Joining an university archery club can be a bit trickier. It generally helps if you are already a student or alumni for that university. With university archery clubs there is typically specific times when the range is open, so you really need to find out what their hours operations are before deciding whether to make the effort to join one of these clubs.
  • University of Ryerson Archery Club
  • University of Toronto Archery Club @ Hart House
  • York University Archery Club


Sharon Gun Club - Located north-east of Newmarket, this club does NOT offer archery. Contrary to what a Google search dictates, this club does NOT do archery at all. It is purely a gun club. So don't waste your time on this one.

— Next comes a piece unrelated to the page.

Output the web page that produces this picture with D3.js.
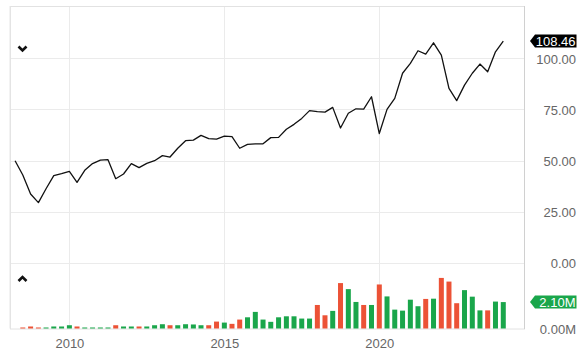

Shooting Academy Canada - Located in Scarborough, this location does offer both guns and archery (as well as throwing knives, airsoft, and BB), and boasts a tiny 15 yard indoor target range. There is no outdoor range. No field archery, no 3D archery targets, etc. Hence why I decided to list it down here and not with the wholly private archery ranges. Plus since they are using firearms indoors, users should really be wearing hearing protection - which many archers might object to as it would feel weird wearing hearing protection while doing archery. So it is not a location I would recommend to students.

Target Sports Canada - Located north of Markham, this is another location that does NOT offer archery. It is another gun range that could be easily confused as an archery range, mostly due to faulty Google search results.